Absolutely everyone wants to be an MC
Someone please enlighten me: just what…in the hell…is this?
As the Washington Post blog tells us:
Rove, well aware that these affairs are overly produced, became part of the headline entertainment at last night’s annual Radio and Television Correspondents’ Association dinner. He was cajoled on stage by the comedians from the ABC show “Whose Line Is It Anyway?” And he flubbed his first line.
The improv skit quickly turned from random and uncomfortably weird to riotous when Mochrie and Sherwood led Rove in a rap song in which Rove played a rapper — “M.C. Rove” — and danced and hopped around on stage. He got really into it, at one point pulling out his cell phone and blackberry, taking multi-tasking to new heights.

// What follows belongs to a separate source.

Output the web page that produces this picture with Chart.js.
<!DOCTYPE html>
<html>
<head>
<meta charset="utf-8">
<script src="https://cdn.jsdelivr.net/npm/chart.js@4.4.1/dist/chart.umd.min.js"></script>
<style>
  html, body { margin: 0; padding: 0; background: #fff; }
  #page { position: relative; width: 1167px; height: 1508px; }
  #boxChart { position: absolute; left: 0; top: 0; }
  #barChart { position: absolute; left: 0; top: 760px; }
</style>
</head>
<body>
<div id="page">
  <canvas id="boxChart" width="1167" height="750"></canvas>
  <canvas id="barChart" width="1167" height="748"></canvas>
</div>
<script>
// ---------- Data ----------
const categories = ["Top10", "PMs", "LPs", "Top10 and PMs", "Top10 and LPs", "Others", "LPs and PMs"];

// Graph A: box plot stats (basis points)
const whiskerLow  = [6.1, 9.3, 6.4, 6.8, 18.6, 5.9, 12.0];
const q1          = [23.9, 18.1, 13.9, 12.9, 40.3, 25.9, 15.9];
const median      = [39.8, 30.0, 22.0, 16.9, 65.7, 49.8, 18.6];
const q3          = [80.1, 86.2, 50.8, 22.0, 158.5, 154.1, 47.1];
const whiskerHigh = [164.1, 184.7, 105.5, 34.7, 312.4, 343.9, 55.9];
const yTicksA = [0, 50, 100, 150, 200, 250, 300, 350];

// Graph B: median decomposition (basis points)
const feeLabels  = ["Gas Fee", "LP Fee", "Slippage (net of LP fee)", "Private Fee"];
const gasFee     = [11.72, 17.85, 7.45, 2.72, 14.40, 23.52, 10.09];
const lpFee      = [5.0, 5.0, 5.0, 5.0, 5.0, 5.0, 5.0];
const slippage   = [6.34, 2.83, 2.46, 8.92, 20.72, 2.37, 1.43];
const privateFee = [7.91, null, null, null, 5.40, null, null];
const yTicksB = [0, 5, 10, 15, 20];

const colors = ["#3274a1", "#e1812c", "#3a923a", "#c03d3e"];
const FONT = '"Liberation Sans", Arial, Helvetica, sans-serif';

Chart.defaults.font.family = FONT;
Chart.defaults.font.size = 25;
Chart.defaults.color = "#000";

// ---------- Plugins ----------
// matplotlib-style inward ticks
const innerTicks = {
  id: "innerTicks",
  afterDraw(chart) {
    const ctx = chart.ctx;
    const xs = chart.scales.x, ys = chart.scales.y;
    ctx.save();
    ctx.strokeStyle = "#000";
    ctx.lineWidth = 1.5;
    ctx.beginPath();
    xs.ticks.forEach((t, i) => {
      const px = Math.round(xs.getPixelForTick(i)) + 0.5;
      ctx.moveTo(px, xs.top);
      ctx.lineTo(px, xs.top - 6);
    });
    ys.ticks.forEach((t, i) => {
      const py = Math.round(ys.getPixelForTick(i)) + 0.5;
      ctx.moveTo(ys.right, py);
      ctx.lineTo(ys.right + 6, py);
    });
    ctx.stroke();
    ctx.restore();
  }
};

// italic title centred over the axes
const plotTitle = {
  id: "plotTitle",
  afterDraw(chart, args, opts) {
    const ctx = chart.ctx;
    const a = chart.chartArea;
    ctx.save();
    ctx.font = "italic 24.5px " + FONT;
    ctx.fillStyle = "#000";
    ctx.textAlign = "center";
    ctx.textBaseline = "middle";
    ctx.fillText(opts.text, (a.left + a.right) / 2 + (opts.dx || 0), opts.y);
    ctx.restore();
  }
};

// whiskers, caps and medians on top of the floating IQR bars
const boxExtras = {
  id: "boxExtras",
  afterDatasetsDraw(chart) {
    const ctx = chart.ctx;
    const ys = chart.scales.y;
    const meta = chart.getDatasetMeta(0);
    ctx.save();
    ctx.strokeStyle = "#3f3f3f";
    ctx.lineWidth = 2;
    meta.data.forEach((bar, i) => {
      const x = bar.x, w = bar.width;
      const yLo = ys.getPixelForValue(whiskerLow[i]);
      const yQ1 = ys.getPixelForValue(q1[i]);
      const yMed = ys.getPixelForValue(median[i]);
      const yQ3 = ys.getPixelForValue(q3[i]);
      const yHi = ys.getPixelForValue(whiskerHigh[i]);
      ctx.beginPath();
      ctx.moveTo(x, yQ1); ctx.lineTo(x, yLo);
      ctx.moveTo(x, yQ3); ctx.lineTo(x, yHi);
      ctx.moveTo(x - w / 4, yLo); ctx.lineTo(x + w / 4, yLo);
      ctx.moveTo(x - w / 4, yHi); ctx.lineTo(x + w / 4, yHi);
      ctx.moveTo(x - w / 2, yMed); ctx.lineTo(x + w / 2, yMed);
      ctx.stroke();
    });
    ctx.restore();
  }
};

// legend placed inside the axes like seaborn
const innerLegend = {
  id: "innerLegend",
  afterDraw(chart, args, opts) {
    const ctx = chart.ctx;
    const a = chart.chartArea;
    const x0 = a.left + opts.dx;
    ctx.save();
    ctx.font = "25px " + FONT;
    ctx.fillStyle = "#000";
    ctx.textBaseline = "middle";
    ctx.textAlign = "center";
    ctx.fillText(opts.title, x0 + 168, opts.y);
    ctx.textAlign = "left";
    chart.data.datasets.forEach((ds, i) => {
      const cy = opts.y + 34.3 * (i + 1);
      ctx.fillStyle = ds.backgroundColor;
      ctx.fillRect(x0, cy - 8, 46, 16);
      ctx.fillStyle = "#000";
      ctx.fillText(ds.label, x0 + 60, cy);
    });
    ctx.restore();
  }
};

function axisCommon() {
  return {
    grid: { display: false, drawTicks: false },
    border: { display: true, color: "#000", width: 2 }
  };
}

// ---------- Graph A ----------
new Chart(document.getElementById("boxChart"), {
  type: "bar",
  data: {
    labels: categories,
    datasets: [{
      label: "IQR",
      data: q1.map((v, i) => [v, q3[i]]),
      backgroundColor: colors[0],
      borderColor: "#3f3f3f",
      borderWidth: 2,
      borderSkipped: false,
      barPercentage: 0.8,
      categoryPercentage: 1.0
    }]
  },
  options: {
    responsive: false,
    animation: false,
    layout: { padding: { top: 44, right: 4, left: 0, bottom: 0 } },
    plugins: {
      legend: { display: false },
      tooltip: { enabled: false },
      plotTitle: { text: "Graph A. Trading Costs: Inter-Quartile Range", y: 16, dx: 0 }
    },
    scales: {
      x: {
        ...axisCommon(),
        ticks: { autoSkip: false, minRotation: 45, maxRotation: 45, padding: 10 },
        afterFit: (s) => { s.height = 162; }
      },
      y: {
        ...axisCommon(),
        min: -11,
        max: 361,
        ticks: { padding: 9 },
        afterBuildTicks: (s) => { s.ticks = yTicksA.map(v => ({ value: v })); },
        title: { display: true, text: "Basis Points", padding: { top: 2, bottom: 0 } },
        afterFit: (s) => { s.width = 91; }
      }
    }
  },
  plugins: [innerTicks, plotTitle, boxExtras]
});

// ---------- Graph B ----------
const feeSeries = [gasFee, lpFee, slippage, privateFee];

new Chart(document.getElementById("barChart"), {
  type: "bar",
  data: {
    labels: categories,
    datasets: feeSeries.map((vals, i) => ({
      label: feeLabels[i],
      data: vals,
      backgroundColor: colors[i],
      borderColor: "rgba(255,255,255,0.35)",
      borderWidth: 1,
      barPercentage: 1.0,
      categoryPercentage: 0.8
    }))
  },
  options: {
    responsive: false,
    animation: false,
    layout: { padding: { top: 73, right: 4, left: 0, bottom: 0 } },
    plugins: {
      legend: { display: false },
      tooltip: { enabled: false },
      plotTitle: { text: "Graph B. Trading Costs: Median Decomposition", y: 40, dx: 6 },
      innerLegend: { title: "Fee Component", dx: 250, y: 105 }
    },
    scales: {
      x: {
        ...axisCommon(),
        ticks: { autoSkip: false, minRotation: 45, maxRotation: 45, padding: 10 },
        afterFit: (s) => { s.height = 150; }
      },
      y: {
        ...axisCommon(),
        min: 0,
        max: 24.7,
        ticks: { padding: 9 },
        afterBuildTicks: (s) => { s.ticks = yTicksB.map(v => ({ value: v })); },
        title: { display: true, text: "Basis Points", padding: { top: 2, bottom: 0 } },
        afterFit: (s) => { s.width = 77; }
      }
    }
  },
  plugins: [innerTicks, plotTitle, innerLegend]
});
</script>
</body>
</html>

USA Today has their take on it, complete with the priceless call-and-response:
“What’s your name?”
“I’m M.C. Rove.”
You’ll just have to see the video.
This has to make at least the Top 10 of “Hip Hop’s Worst Moments”
what i’d like to know is who the african american gentleman in the background is and why he’s dancing and smiling instead of reeling in shock and horror.
He’s smiling because he’s thinking “Now no one will ever take the Rebpublicans seriously ever again! And also, that was some great acid.”
Oh, great. Yet another reason to be embarassed (“mortified” might be a better term) by the Bush administration. Will someone please lock Karl Rove in a closet until after the next election?
…particularly a closet somewhere in the hague surrounded by heavily armed security forces.
The first thing I said when I saw this last night was “gee, shouldn’t they have blackface on? Because that would really underscore how un-self-aware they are and how creepy this is.”
the black dude was invited up on stage to be a “backup dancer.”
this shit is not funny. at all.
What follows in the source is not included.